The other planned projects include the $900 million, mixed-use Ovation being built by Corporex Cos. at the confluence of the Ohio and Licking rivers in Newport, which will feature 1.1 million sf of office (including a 25-story tower), 1,000 homes, 300,000 sf of retail, two hotels and new civic spaces. Capital Investment Group is developing the $165 million SouthShore condominium project, also in Newport on the Ohio, a site that will include 200 condos and 135,000 sf of office.

Bill Scheyer, president of the regional economic development group Southbank Partners, said the area, just northeast of Cincinnati, hopes to ride out the economic stress and be poised to hit the ground running in the coming rebound. He’s organized a Development Day event, to bring in commercial property developers and other officials, for June 6 in nearby Covington to try to help arrange partnerships to keep the projects rolling. “We’ve really built a team of the cities along the river, including Covington, Newport, Bellevue, Dayton, Ludlow and Fort Thomas, and we want to bring people here to see the projects first hand.”
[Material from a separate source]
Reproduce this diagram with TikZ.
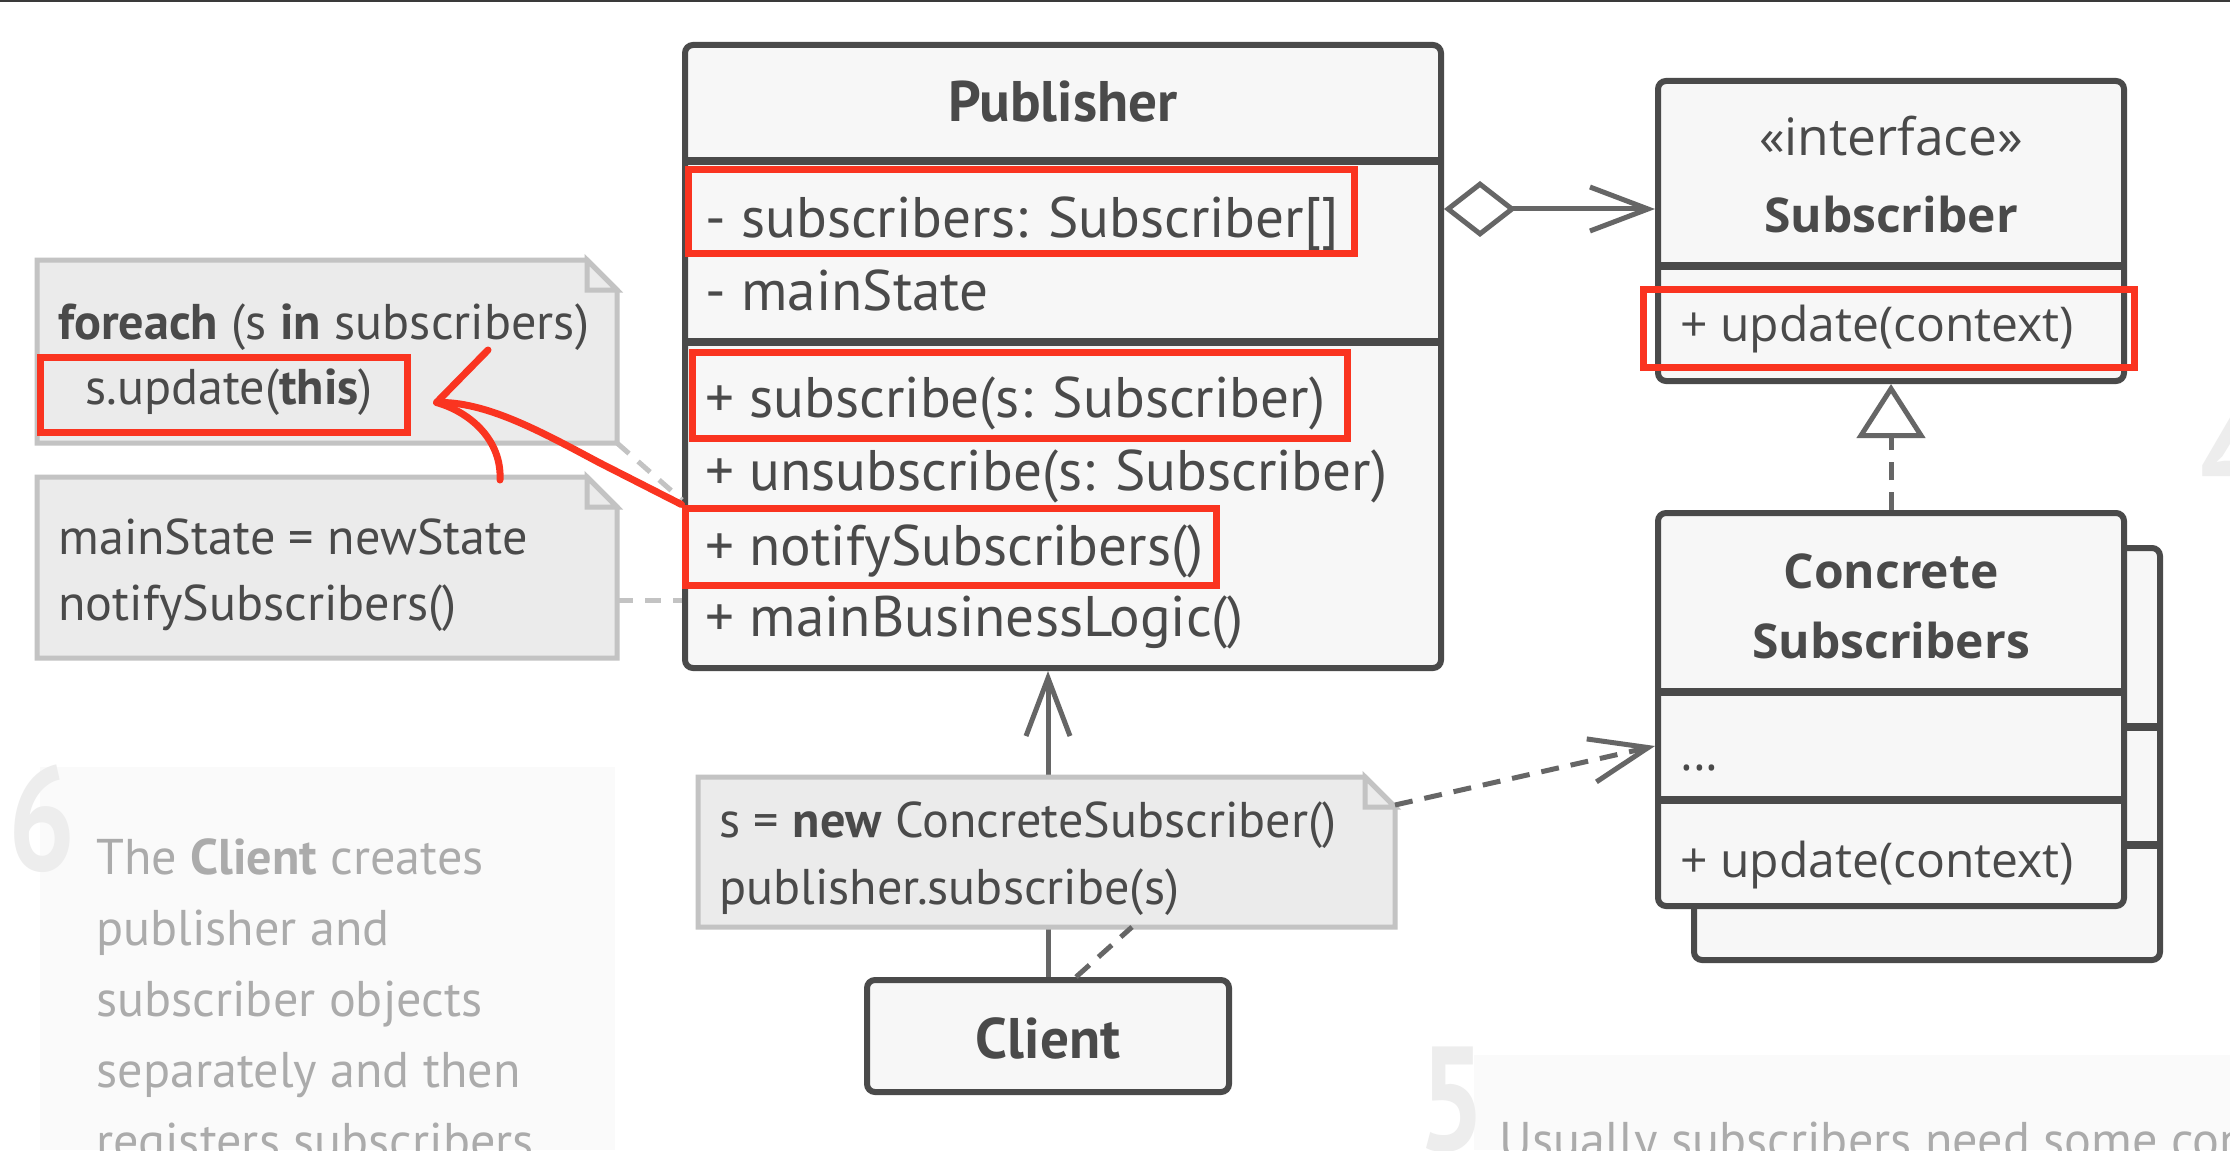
\documentclass[tikz,border=0pt]{standalone}
\usepackage{fontspec}
\setmainfont{PT Sans}
\newfontfamily\osfont{Open Sans}
\usetikzlibrary{arrows.meta, positioning, fit}
\definecolor{INK}{HTML}{4A4A4A}
\definecolor{BOX}{HTML}{F7F7F7}
\definecolor{LNK}{HTML}{666666}
\definecolor{HLR}{HTML}{FA3420}
\definecolor{NFL}{HTML}{EBEBEB}
\definecolor{NLN}{HTML}{C3C3C3}
\definecolor{FAD}{HTML}{ABABAB}
\definecolor{BIG}{HTML}{EDEDED}
\definecolor{PAN}{HTML}{FAFAFA}
\definecolor{TOPL}{HTML}{3A3A3A}
\tikzset{
  classbox/.style={% class rectangles
      draw=INK, fill=BOX, line width=3pt,
      rounded corners=4pt, inner sep=0pt,
  },
  divider/.style={draw=INK, line width=4pt},
  member/.style={% class members, left aligned
      anchor=west, inner sep=0pt, text=INK,
      font=\fontsize{28.6}{34}\selectfont,
      text height=20pt, text depth=0pt,
  },
  classtitle/.style={member, anchor=center, font=\fontsize{28.6}{34}\selectfont\bfseries},
  osmember/.style={member, font=\osfont\fontsize{24}{30}\selectfont, text height=17.1pt},
  ostitle/.style={osmember, anchor=center, font=\osfont\bfseries\fontsize{24}{30}\selectfont},
  notearea/.style={inner sep=0pt, outer sep=0pt},
  noteline/.style={draw=NLN, fill=NFL, line width=2.5pt, line join=miter},
  notetext/.style={member, font=\fontsize{25.1}{30}\selectfont, text height=17.6pt},
  fadetext/.style={notetext, text=FAD},
  bignum/.style={anchor=base west, inner sep=0pt, text=BIG,
      font=\fontsize{74}{74}\selectfont\bfseries},
  hl/.style={draw=HLR, line width=3.5pt, inner sep=0pt},
  assoc/.style={draw=LNK, line width=2.5pt, -{Straight Barb[length=29pt,width=22pt]}},
  aggr/.style={assoc, {Diamond[open,length=36pt,width=28pt]}-{Straight Barb[length=29pt,width=22pt]}},
  depend/.style={assoc, dash pattern=on 9pt off 6pt},
  realize/.style={draw=LNK, line width=2.5pt, dash pattern=on 9pt off 6pt,
      -{Triangle[open,length=27pt,width=34pt]}},
  attach/.style={draw=LNK, line width=2.5pt, dash pattern=on 9pt off 6pt},
  notelink/.style={draw=NLN, line width=2.5pt, dash pattern=on 8pt off 6pt},
  redpen/.style={draw=HLR, line width=3.5pt, line cap=round, line join=round},
}
\def\notepaper#1{% note outline with folded corner round node #1
  \draw[noteline] (#1.north west) -- ([xshift=-15pt]#1.north east)
      -- ([yshift=-15pt]#1.north east) -- (#1.south east) -- (#1.south west) -- cycle;
  \draw[noteline] ([xshift=-15pt]#1.north east) |- ([yshift=-15pt]#1.north east) -- cycle;
}
\begin{document}
\begin{tikzpicture}[x=0.5pt, y=-0.5pt]
  \useasboundingbox (0,0) rectangle (2230,1150);
  \clip (0,0) rectangle (2230,1150);
  \fill[white] (0,0) rectangle (2230,1150);
  \fill[TOPL] (0,0) rectangle (2230,2.5);

  % faded side texts
  \fill[PAN] (40,767) rectangle (615,1150);
  \fill[PAN] (1474,1055) rectangle (2230,1150);
  \node[bignum] (num6) at (8,870) {\scalebox{0.8}[1]{6}};
  \node[bignum] (num5) at (1418,1150) {\scalebox{0.8}[1]{5}};
  \node[bignum] (num4) at (2200,505) {\scalebox{0.8}[1]{4}};
  \foreach \txt [count=\i] in {The \textbf{Client} creates, publisher and,
      subscriber objects, separately and then, registers subscribers}
    \node[fadetext] (fade\i) at (96,{786+71*\i}) {\txt};
  \node[fadetext] (fadeR) at (1499,1140) {Usually subscribers need some context};

  % Publisher
  \node[classbox, fit={(685,45) (1441,668)}] (pub) {};
  \draw[divider] (685,161) -- (1441,161);
  \draw[divider] (685,342) -- (1441,342);
  \node[classtitle] (pubT) at (1063,102) {Publisher};
  \foreach \txt/\y [count=\i] in {- subscribers: Subscriber[]/217, - mainState/290}
    \node[member] (pa\i) at (705,\y) {\txt};
  \foreach \txt/\y [count=\i] in {+ subscribe(s: Subscriber)/397,
      + unsubscribe(s: Subscriber)/470, + notifySubscribers()/545,
      + mainBusinessLogic()/616}
    \node[member] (pm\i) at (705,\y) {\txt};

  % Subscriber interface
  \node[classbox, fit={(1658,81) (2124,381)}] (sub) {};
  \draw[divider] (1658,266) -- (2124,266);
  \node[ostitle, font=\osfont\fontsize{25.8}{30}\selectfont] (subS) at (1891,138) {«interface»};
  \node[ostitle] (subT) at (1891,215) {Subscriber};
  \node[osmember] (subM) at (1680,324) {+ update(context)};

  % Concrete subscribers, stacked
  \node[classbox, fit={(1694,548) (2160,960)}] (conB) {};
  \draw[divider] (1694,727) -- (2160,727);
  \draw[divider] (1694,845) -- (2160,845);
  \node[classbox, fit={(1658,513) (2124,906)}] (conF) {};
  \draw[divider] (1658,692) -- (2124,692);
  \draw[divider] (1658,800) -- (2124,800);
  \node[ostitle] (conT1) at (1891,571) {Concrete};
  \node[ostitle] (conT2) at (1891,641) {Subscribers};
  \node[osmember] (conM1) at (1680,753) {...};
  \node[osmember] (conM2) at (1680,860) {+ update(context)};

  % Client
  \node[classbox, fit={(867,980) (1229,1092)}] (cli) {};
  \node[classtitle] (cliT) at (1048,1038) {Client};

  % relations
  \draw[aggr] (pub.east |- 0,209) -- (sub.west |- 0,209);
  \draw[realize] (conF.north) -- (sub.south);
  \draw[assoc] (cli.north) -- (cli.north |- pub.south);

  % client note
  \node[notearea, fit={(698,777) (1395,927)}] (nt3) {};
  \notepaper{nt3}
  \node[notetext] (n3a) at (719,820) {s = \textbf{new} ConcreteSubscriber()};
  \node[notetext] (n3b) at (719,887) {publisher.subscribe(s)};
  \draw[attach] (cli.north -| 1076,0) -- (nt3.south -| 1132,0);
  \draw[depend] ([yshift=-14pt]nt3.north east) -- (conF.west |- 0,746);

  % publisher notes
  \node[notearea, fit={(37,260) (617,443)}] (nt1) {};
  \node[notearea, fit={(37,477) (617,658)}] (nt2) {};
  \draw[notelink] (nt1.south east) -- (pub.west |- 0,500);
  \draw[notelink] (nt2.east |- 0,600) -- (pub.west |- 0,600);
  \notepaper{nt1}
  \notepaper{nt2}
  \node[notetext] (n1a) at (58,322) {\textbf{foreach} (s \textbf{in} subscribers)};
  \node[notetext] (n1b) at (85,387) {s.update(\textbf{this})};
  \node[notetext] (n2a) at (58,537) {mainState = newState};
  \node[notetext] (n2b) at (58,603) {notifySubscribers()};

  % highlights
  \node[hl, fit={(688,170) (1354,253)}] (hlA) {};
  \node[hl, fit={(692,352) (1347,438)}] (hlB) {};
  \node[hl, fit={(685,508) (1216,585)}] (hlC) {};
  \node[hl, fit={(1643,289) (2134,367)}] (hlD) {};
  \node[hl, fit={(40,357) (407,432)}] (hlE) {};

  % hand drawn red arrow
  \coordinate (tip) at ([shift={(13pt,-4pt)}]hlE.east);
  \draw[redpen] (hlC.north west) -- (598,462) .. controls (540,431) and (485,401) .. (tip);
  \draw[redpen] (488,350) -- (tip) .. controls (470,412) and (502,440) .. (500,480);
\end{tikzpicture}
\end{document}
His organization also hopes to show off the 3,000 acres of developable land and the more than 60 commercial properties that are available for sale in the region. “We’re poised to bring in a new era of development along the river,” Schever says.

Dayton city administrator Dennis Redmond tells GlobeSt.com that Imboden’s company DCI has spent about $26 million in the acquisition of property for the Manhattan Harbor project. “Last year, the floodplain map of the area was changed to allow fill on the north side of the existing levy to an additional 18 feet, taking the project out of the 100-year floodplain. This fall, you’re going to see 100 trucks a day going through the community, bringing in fill from 100 acres east of the municipal limits, to build up the site.” A DCI spokesman did not return calls for comment.